-- begin --

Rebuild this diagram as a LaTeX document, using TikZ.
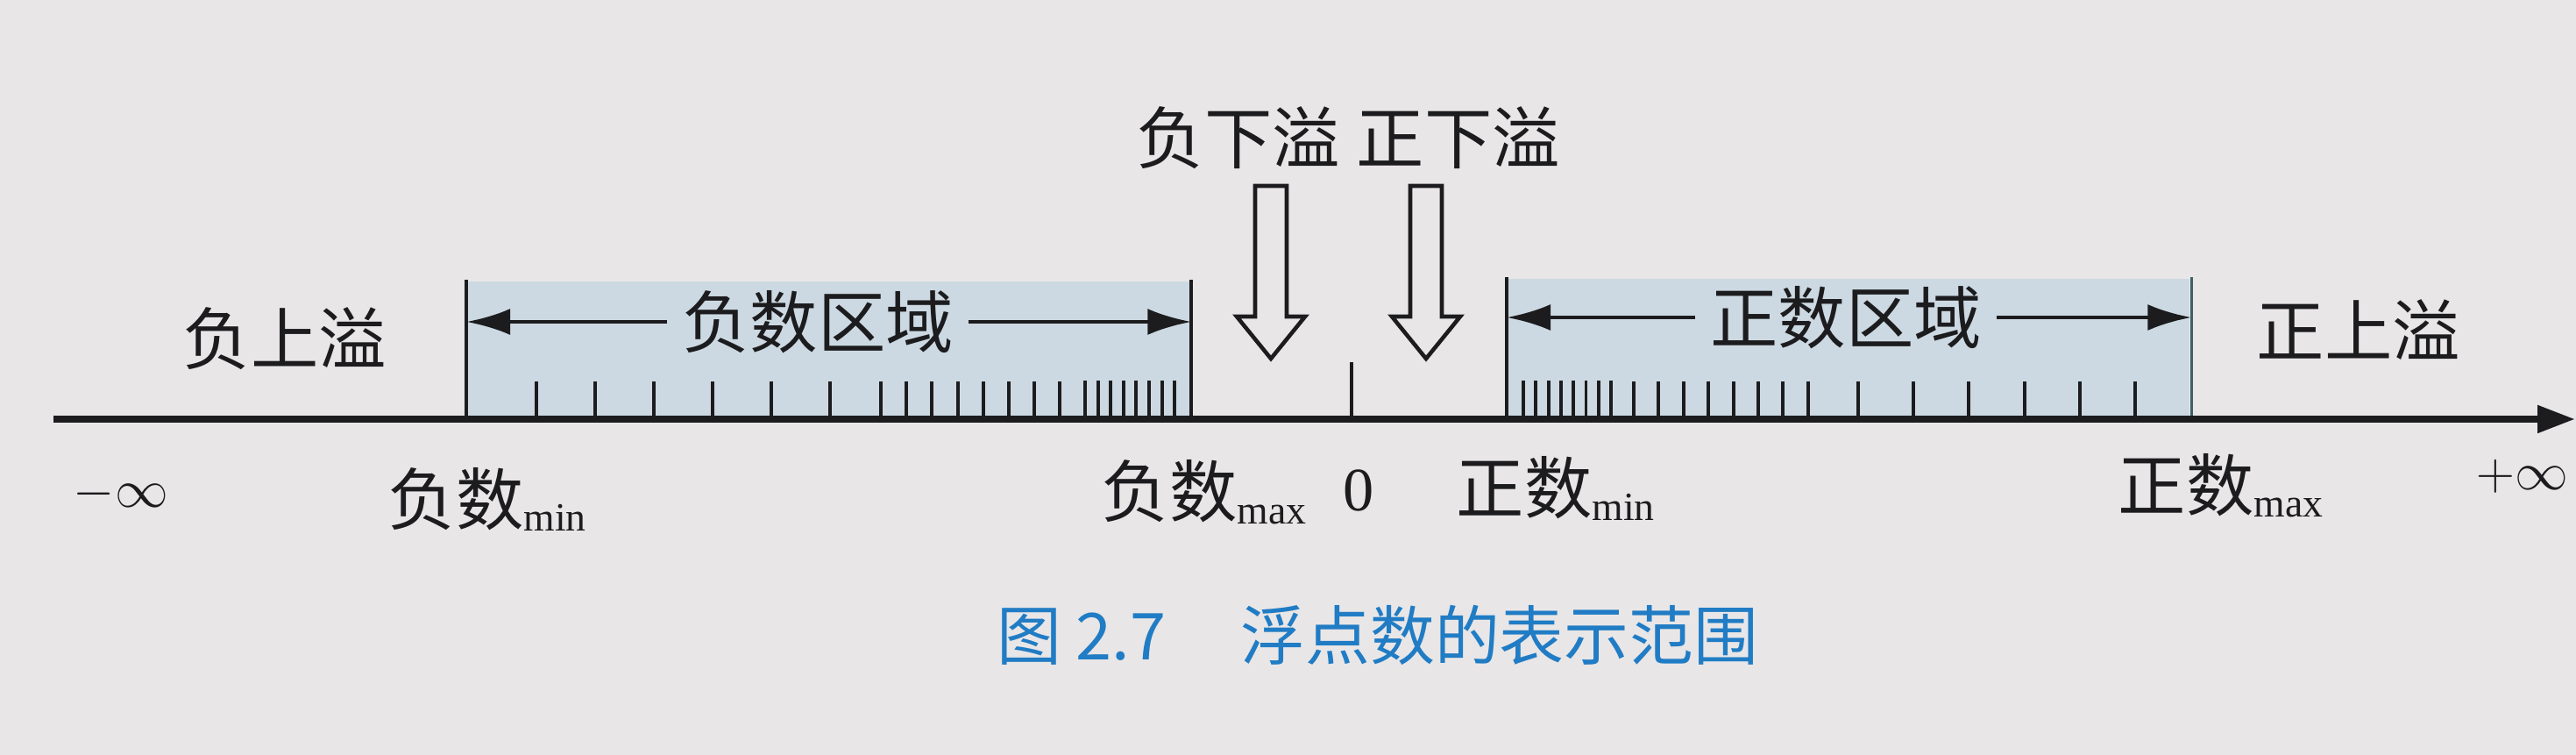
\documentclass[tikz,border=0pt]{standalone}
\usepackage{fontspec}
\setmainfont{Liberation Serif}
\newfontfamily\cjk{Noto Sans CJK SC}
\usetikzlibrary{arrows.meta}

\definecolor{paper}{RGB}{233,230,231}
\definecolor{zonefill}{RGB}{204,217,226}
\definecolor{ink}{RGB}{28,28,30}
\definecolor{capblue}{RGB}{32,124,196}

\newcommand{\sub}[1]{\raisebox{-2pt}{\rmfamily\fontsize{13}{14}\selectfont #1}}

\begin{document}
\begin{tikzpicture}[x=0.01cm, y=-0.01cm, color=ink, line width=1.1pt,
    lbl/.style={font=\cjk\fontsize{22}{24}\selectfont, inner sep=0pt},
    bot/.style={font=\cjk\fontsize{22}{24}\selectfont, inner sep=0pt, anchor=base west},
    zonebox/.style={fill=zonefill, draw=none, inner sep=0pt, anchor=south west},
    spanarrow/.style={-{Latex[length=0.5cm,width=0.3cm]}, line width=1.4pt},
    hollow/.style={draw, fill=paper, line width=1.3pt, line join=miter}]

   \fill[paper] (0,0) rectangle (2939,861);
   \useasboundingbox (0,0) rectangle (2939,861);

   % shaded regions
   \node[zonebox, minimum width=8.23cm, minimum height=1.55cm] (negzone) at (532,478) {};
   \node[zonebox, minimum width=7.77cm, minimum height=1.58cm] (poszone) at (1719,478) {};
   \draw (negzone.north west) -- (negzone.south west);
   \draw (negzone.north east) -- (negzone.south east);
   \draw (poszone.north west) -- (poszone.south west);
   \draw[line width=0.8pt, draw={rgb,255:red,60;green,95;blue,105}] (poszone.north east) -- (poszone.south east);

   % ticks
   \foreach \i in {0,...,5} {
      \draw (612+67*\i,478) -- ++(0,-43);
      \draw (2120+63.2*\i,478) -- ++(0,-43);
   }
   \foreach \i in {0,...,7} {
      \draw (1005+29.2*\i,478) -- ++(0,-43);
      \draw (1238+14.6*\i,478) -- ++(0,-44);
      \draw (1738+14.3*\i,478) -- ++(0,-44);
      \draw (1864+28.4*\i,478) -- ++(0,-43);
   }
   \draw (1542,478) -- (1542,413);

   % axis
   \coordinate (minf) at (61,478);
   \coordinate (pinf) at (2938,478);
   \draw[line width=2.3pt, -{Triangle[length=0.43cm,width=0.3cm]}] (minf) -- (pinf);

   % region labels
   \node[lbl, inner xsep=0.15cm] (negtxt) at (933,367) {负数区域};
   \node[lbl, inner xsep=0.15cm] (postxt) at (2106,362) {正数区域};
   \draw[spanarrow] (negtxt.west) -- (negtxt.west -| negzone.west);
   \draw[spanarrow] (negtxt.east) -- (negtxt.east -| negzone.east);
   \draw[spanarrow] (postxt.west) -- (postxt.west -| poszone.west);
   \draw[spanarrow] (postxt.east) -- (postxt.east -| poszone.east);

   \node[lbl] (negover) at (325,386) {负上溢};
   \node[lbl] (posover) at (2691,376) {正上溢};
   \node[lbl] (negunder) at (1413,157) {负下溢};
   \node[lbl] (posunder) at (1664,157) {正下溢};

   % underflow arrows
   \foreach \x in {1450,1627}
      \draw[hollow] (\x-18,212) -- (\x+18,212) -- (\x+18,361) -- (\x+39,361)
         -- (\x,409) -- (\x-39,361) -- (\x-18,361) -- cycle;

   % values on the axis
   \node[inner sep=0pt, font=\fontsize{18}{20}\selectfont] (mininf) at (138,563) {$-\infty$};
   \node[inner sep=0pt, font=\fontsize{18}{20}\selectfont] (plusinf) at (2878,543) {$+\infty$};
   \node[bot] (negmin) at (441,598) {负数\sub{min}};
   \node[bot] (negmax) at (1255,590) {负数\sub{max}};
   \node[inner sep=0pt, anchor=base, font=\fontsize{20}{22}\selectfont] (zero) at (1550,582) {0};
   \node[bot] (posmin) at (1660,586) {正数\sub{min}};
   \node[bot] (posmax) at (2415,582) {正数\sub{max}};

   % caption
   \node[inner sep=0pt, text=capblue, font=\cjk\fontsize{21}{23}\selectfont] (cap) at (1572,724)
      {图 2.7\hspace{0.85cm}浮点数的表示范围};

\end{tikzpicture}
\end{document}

-- end --

_Set task_
From the first line of the listing above, repeat every line through the one holding "(1542,478) -- (1542,413);". Both ends count, and pictures stay out.

_Written response_
Rebuild this diagram as a LaTeX document, using TikZ.
\documentclass[tikz,border=0pt]{standalone}
\usepackage{fontspec}
\setmainfont{Liberation Serif}
\newfontfamily\cjk{Noto Sans CJK SC}
\usetikzlibrary{arrows.meta}

\definecolor{paper}{RGB}{233,230,231}
\definecolor{zonefill}{RGB}{204,217,226}
\definecolor{ink}{RGB}{28,28,30}
\definecolor{capblue}{RGB}{32,124,196}

\newcommand{\sub}[1]{\raisebox{-2pt}{\rmfamily\fontsize{13}{14}\selectfont #1}}

\begin{document}
\begin{tikzpicture}[x=0.01cm, y=-0.01cm, color=ink, line width=1.1pt,
    lbl/.style={font=\cjk\fontsize{22}{24}\selectfont, inner sep=0pt},
    bot/.style={font=\cjk\fontsize{22}{24}\selectfont, inner sep=0pt, anchor=base west},
    zonebox/.style={fill=zonefill, draw=none, inner sep=0pt, anchor=south west},
    spanarrow/.style={-{Latex[length=0.5cm,width=0.3cm]}, line width=1.4pt},
    hollow/.style={draw, fill=paper, line width=1.3pt, line join=miter}]

   \fill[paper] (0,0) rectangle (2939,861);
   \useasboundingbox (0,0) rectangle (2939,861);

   % shaded regions
   \node[zonebox, minimum width=8.23cm, minimum height=1.55cm] (negzone) at (532,478) {};
   \node[zonebox, minimum width=7.77cm, minimum height=1.58cm] (poszone) at (1719,478) {};
   \draw (negzone.north west) -- (negzone.south west);
   \draw (negzone.north east) -- (negzone.south east);
   \draw (poszone.north west) -- (poszone.south west);
   \draw[line width=0.8pt, draw={rgb,255:red,60;green,95;blue,105}] (poszone.north east) -- (poszone.south east);

   % ticks
   \foreach \i in {0,...,5} {
      \draw (612+67*\i,478) -- ++(0,-43);
      \draw (2120+63.2*\i,478) -- ++(0,-43);
   }
   \foreach \i in {0,...,7} {
      \draw (1005+29.2*\i,478) -- ++(0,-43);
      \draw (1238+14.6*\i,478) -- ++(0,-44);
      \draw (1738+14.3*\i,478) -- ++(0,-44);
      \draw (1864+28.4*\i,478) -- ++(0,-43);
   }
   \draw (1542,478) -- (1542,413);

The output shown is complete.